Movie Review | Tom Hanks delivers tour-de-force performance in ‘Captain Phillips’
Published: Monday, October 21, 2013
Updated: Monday, October 21, 2013 02:10
Tom Hanks is easily one of America’s most beloved actors, but the past several years of his career — with the exception of “Toy Story 3” (2010) and “Charlie Wilson’s War” (2007) — have been marked by a series of middling films and mediocre roles. It’s hard to believe that Hanks last won an Oscar nearly 20 years ago for “Forrest Gump” (1994) and has seen a mind-boggling 12 years pass since his last Academy Award nomination. With “Captain Phillips,” however, Hanks is back in fine form — and with any luck, he’ll get some Oscar recognition for his masterful work.
The Paul Greengrass-directed thriller is based on a gripping true story, one that played out on televisions across the country four years ago. Hanks plays Captain Richard Phillips — a soft-spoken New Englander and family man — whose ship, the Maersk Alabama, was attacked and boarded by Somali pirates in April 2009. Eventually taken hostage on a lifeboat for several days, Phillips waited as the U.S. Navy worked to secure his release. It’s no spoiler to say Phillips survives the ordeal; he eventually wrote a book about his experience. Although audiences may go into the theater knowing how the story ends, Greengrass still manages to craft an impressively riveting and affecting film.
The director, who has achieved previous critical and commercial success with 9/11 drama “United 93” (2006), “The Bourne Supremacy” (2004) and “The Bourne Ultimatum” (2007), is perhaps best known for his use of handheld cameras to employ the shaky cam effect. With extensive and liberal use of the style, Greengrass makes sure “Captain Phillips” is no exception to this rule.
Although the technique works for much of the film, the first few minutes are hard to sit through. The movie opens quietly with a shot of the Phillips family home, as the captain prepares to leave for the ill-fated trip. While he drives to the airport with his wife, Andrea (Catherine Keener), Greengrass shows the couple from behind, placing the camera awkwardly close to their faces. It’s fairly nauseating and also frustrating — this scene is essentially the only context Phillips’ character gets in the whole film, and it’s nearly impossible to get a sense of the moment with the camera bouncing around.
This sequence is also, unfortunately, the only scene that the immensely talented Keener appears. Greengrass truly underutilizes her — which is a shame not only because she is the only significant female character in the film, but also because her relationship with Phillips is important to understanding his character. The shaky cam effect is so distracting here that Greengrass fails to sufficiently flesh out their dynamic.
This being said, “Captain Phillips” is a truly remarkable work. Hanks owns the role of Phillips, imbuing his character with an endearing gruffness. The captain is a thoughtful and effective leader, both willing to sacrifice himself for his men and unwilling to capitulate to his captors. Hanks poignantly captures the hope and determination human beings can possess even in the most dire of circumstances. Yet the scene that many point to as Hanks’ most powerful moment occurs in the film’s closing minutes when a rescued Phillips breaks down during a medical exam. Raw and affecting, this emotional collapse reminds us why Tom Hanks is a five-time Oscar nominee.
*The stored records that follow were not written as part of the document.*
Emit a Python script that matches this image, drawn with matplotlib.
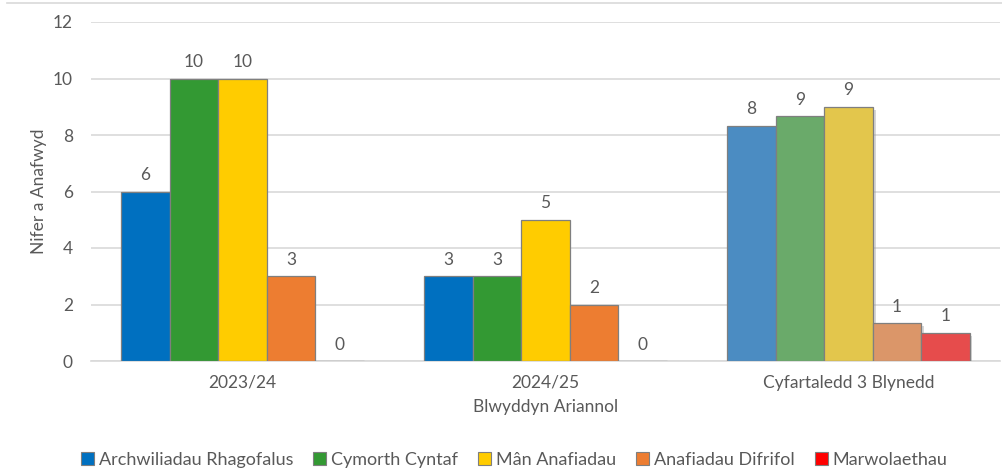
import numpy as np
import matplotlib
matplotlib.use("Agg")
from matplotlib import pyplot as plt
from matplotlib.lines import Line2D
from matplotlib.patches import Patch
import matplotlib.patheffects as pe

plt.rcParams['font.family'] = ['Lato', 'DejaVu Sans']

categories = ['2023/24', '2024/25', 'Cyfartaledd 3 Blynedd']
series_names = ['Archwiliadau Rhagofalus', 'Cymorth Cyntaf', 'Mân Anafiadau',
                'Anafiadau Difrifol', 'Marwolaethau']
archwiliadau = [6, 3, 8.33]
cymorth = [10, 3, 8.67]
man_anafiadau = [10, 5, 9]
difrifol = [3, 2, 1.33]
marwolaethau = [0, 0, 1]
values = [archwiliadau, cymorth, man_anafiadau, difrifol, marwolaethau]

colors = ['#0070C0', '#339933', '#FFCC00', '#ED7D31', '#FF0000']
# the average group is drawn in softer shades
avg_colors = ['#4B8CC2', '#6AAA6A', '#E3C64C', '#DB9669', '#E64C4C']

text_col = '#595959'
grid_col = '#D9D9D9'

fig = plt.figure(figsize=(10.02, 4.74), dpi=100)
ax = fig.add_axes([91 / 1002, 1 - 361 / 474, 909 / 1002, 339 / 474])

x = np.arange(len(categories))
w = 0.16
for i, vals in enumerate(values):
    pos = x + (i - 2) * w
    cols = [colors[i], colors[i], avg_colors[i]]
    bars = ax.bar(pos, vals, w, color=cols, edgecolor='#7F7F7F', linewidth=0.9, zorder=3)
    bars[2].set_path_effects([pe.SimplePatchShadow(offset=(2, -2), shadow_rgbFace='#999999', alpha=0.4), pe.Normal()])
    ax.bar_label(bars, labels=[f'{v:.0f}' for v in vals], padding=6,
                 color=text_col, fontsize=12.5)

ax.set_ylim(0, 12)
ax.set_xlim(-0.5, 2.5)
ax.set_yticks(np.arange(0, 13, 2))
ax.set_xticks(x)
ax.set_xticklabels(categories)
ax.tick_params(axis='both', length=0, colors=text_col, labelsize=12.5)
ax.tick_params(axis='y', pad=13)
ax.tick_params(axis='x', pad=10)
ax.yaxis.grid(True, color=grid_col, linewidth=1.2, zorder=0)
for s in ['top', 'right', 'left']:
    ax.spines[s].set_visible(False)
ax.spines['bottom'].set_color(grid_col)
ax.spines['bottom'].set_linewidth(1.2)

ax.set_ylabel('Nifer a Anafwyd', color=text_col, fontsize=12.5, labelpad=4)
ax.set_xlabel('Blwyddyn Ariannol', color=text_col, fontsize=12.5, labelpad=6)

handles = [Patch(facecolor=c, edgecolor='#7F7F7F', linewidth=0.8) for c in colors]
fig.legend(handles, series_names, loc='center', bbox_to_anchor=(514 / 1002, 1 - 460 / 474),
           ncol=5, frameon=False, fontsize=13, handlelength=0.75, handleheight=0.75,
           handletextpad=0.25, columnspacing=1.1, labelcolor=text_col)

fig.add_artist(Line2D([0.007, 1], [1 - 3 / 474, 1 - 3 / 474], color=grid_col,
                      linewidth=1.2, transform=fig.transFigure))

fig.savefig('out.png', dpi=100)
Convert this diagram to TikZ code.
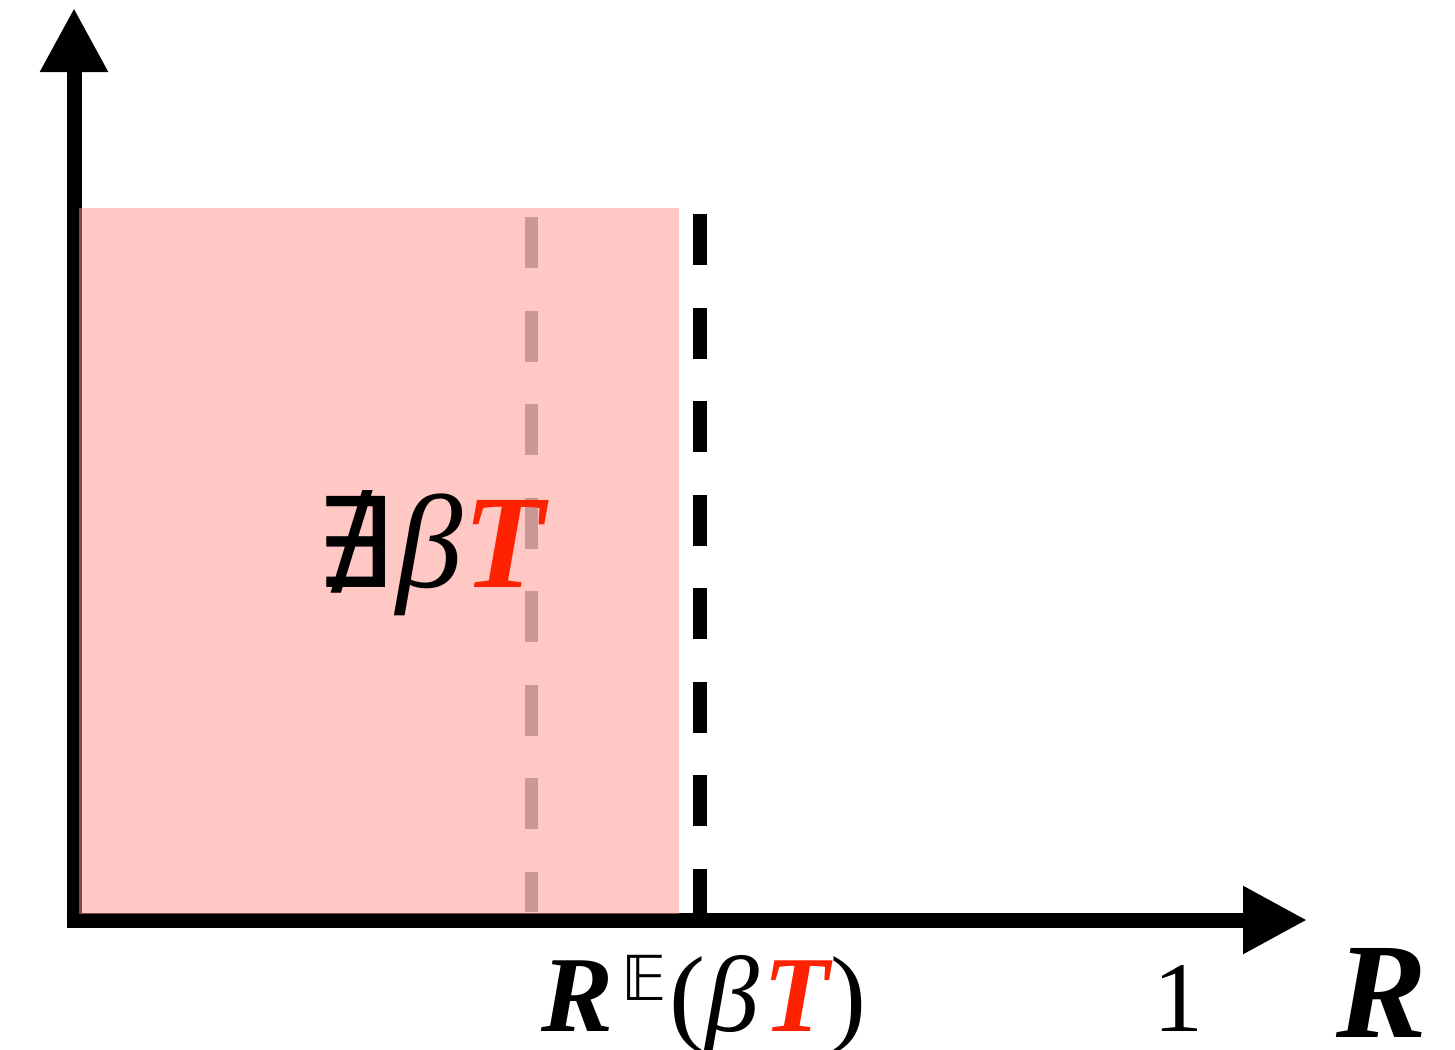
\documentclass[tikz,border=0pt]{standalone}
\usepackage{fontspec}
\setmainfont{Liberation Serif}
\newfontfamily\djv{DejaVu Sans}
\usetikzlibrary{arrows.meta}
\definecolor{myred}{RGB}{255,34,0}
\definecolor{pinkfill}{RGB}{255,145,137}
\definecolor{dashgray}{RGB}{204,152,150}
\begin{document}
\begin{tikzpicture}[x=1pt,y=-1pt,
  axisline/.style={line width=15pt,line join=miter,
    -{Triangle[length=64pt,width=64pt]}},
  pinkbox/.style={fill=pinkfill,fill opacity=0.5,draw=none},
  blackdash/.style={line width=14pt,black,dash pattern=on 51pt off 42.5pt},
  graydash/.style={line width=13pt,dashgray,dash pattern=on 51pt off 42.5pt},
  lbl/.style={inner sep=0pt,outer sep=0pt}]
\useasboundingbox (0,0) rectangle (1455,1049);
\coordinate (O) at (74,920);
\coordinate (ytip) at (74,8);
\coordinate (xtip) at (1307,920);
\coordinate (ybot) at (74,927.5);
\coordinate (xleft) at (66.5,920);
% axes
\draw[axisline] (ybot) -- (ytip);
\draw[axisline] (xleft) -- (xtip);
% region
\fill[pinkbox] (79,208) rectangle (679,914);
% dashed lines
\coordinate (gtop) at (531,217);
\coordinate (gbot) at (531,912);
\coordinate (btop) at (700,214);
\coordinate (bbot) at (700,913);
\draw[graydash] (gtop) -- (gbot);
\draw[blackdash] (btop) -- (bbot);
% labels
\node[lbl,anchor=base west] (inner) at (314,587)
  {{\fontsize{125}{125}\selectfont\djv ∄}{\fontsize{133}{133}\selectfont\kern4pt\textit{β}\textcolor{myred}{\textbf{\textit{T}}}}};
\node[lbl,anchor=base west] (rlabel) at (541,1031)
  {\fontsize{108}{108}\selectfont\textbf{\textit{R}}\kern8pt\raisebox{31pt}{\fontsize{62}{62}\selectfont\djv 𝔼}\kern3pt(\textit{β}\kern4pt\textcolor{myred}{\textbf{\textit{T}}}\kern-2pt)};
\node[lbl,anchor=base west] (one) at (1153,1031)
  {\fontsize{100}{100}\selectfont 1};
\node[lbl,anchor=base west] (axlabel) at (1336,1037)
  {\fontsize{136}{136}\selectfont\textbf{\textit{R}}};
\end{tikzpicture}
\end{document}
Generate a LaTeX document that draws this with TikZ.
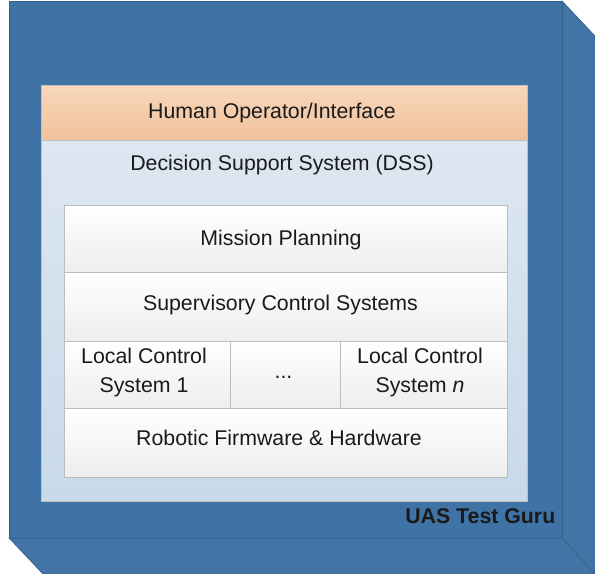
\documentclass[tikz,border=0pt]{standalone}
\usepackage{fontspec}
\setmainfont{Liberation Sans}
\definecolor{blu}{HTML}{3F73A5}
\definecolor{bluside}{HTML}{4275A6}
\definecolor{bluedge}{HTML}{33608C}
\definecolor{orgtop}{HTML}{F8D7BC}
\definecolor{orgbot}{HTML}{F1C19B}
\definecolor{lbtop}{HTML}{E0E9F2}
\definecolor{lbbot}{HTML}{C8D9EA}
\definecolor{cellline}{HTML}{BDBDBD}
\definecolor{ink}{HTML}{1A1A1A}
\begin{document}
\begin{tikzpicture}[x=1bp,y=-1bp,
  txt/.style={font=\fontsize{21.4}{30}\selectfont, text=ink, align=center, inner sep=0pt},
  cell/.style={draw=cellline, line width=1.2bp, top color=white, bottom color=black!7, inner sep=0pt, anchor=north west},
]
\useasboundingbox (0,0) rectangle (595,574);
% 3D box back faces
\coordinate (ftl) at (9,1);
\coordinate (ftr) at (562,1);
\coordinate (fbr) at (562,538);
\coordinate (fbl) at (9,538);
\coordinate (bbr) at (595,574);
\fill[bluside, draw=bluedge, line width=0.6bp] (ftr) -- ++(33,35) -- (bbr) -- (43,574) -- (fbl) -- (fbr) -- cycle;
\draw[bluedge, line width=0.6bp] (fbr) -- (bbr);
% front face
\node[draw=bluedge, line width=0.8bp, fill=blu, minimum width=553bp, minimum height=537bp, inner sep=0pt, anchor=north west] (front) at (ftl) {};
% DSS panel
\node[draw=black!25, line width=0.8bp, top color=lbtop, bottom color=lbbot, minimum width=486bp, minimum height=416bp, inner sep=0pt, anchor=north west] (dss) at (41,85) {};
\node[draw=black!25, line width=0.8bp, top color=orgtop, bottom color=orgbot, minimum width=486bp, minimum height=55bp, inner sep=0pt, anchor=north west] (hoi) at (41,85) {};
\node[txt, anchor=base] (hoit) at (272,118.5) {Human Operator/Interface};
\node[txt, anchor=base] (dsst) at (282,171) {Decision Support System (DSS)};
% inner cells
\node[cell, minimum width=443bp, minimum height=67bp] (mp) at (64,205) {};
\node[cell, minimum width=443bp, minimum height=69bp] (scs) at (64,272) {};
\node[cell, minimum width=166bp, minimum height=67bp] (lc1) at (64,341) {};
\node[cell, minimum width=110bp, minimum height=67bp] (dots) at (230,341) {};
\node[cell, minimum width=167bp, minimum height=67bp] (lcn) at (340,341) {};
\node[cell, minimum width=443bp, minimum height=69bp] (rfh) at (64,408) {};
% cell texts
\node[txt, anchor=base] (mpt) at (281,245) {Mission Planning};
\node[txt, anchor=base] (scst) at (280.5,310.5) {Supervisory Control Systems};
\node[txt] (lc1t) at (144,372.5) {Local Control\\System 1};
\node[txt, anchor=base] (dotst) at (283.5,378) {...};
\node[txt] (lcnt) at (420,372.5) {Local Control\\System \textit{n}};
\node[txt, anchor=base] (rfht) at (279,445) {Robotic Firmware \& Hardware};
% label
\node[txt, font=\fontsize{21.4}{25}\selectfont\bfseries, anchor=base east] (guru) at (555.5,523.5) {UAS Test Guru};
\end{tikzpicture}
\end{document}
While “Captain Phillips” is certainly Hanks’ film, it also very much belongs to his co-stars — African actors, some of whom are Somali themselves, selected from an open casting call that 700 hopefuls attended. Barkhad Abdi as Muse, the leader of the pirates, delivers a striking and much-talked-about performance as a despairing young man trying to prove himself the only way he can in a harsh and unforgiving world. His face, gaunt and expressive, continually captivates us as he depicts the increasing desperation and terror of the doomed pirate. Abdi gives Muse a remarkable humanity, eliciting simultaneous sympathy and horror from the audience — and his singular performance only builds on itself as the film progresses.
The second half of the movie is set in the tiny, enclosed lifeboat in which the pirates have taken Phillips hostage. As the U.S. Navy bears down on them, a physiological war of sorts plays out between Phillips and his captors, especially Muse. The physical and emotional struggle between the captain and the pirates becomes emblematic of something much larger — Greengrass has developed a fascinating depiction of a most unsettling culture clash. Although this second act drags on a bit, Greengrass takes the tension between the first-world and the third-world and examines it with such riveting intimacy that it becomes nearly impossible to look away.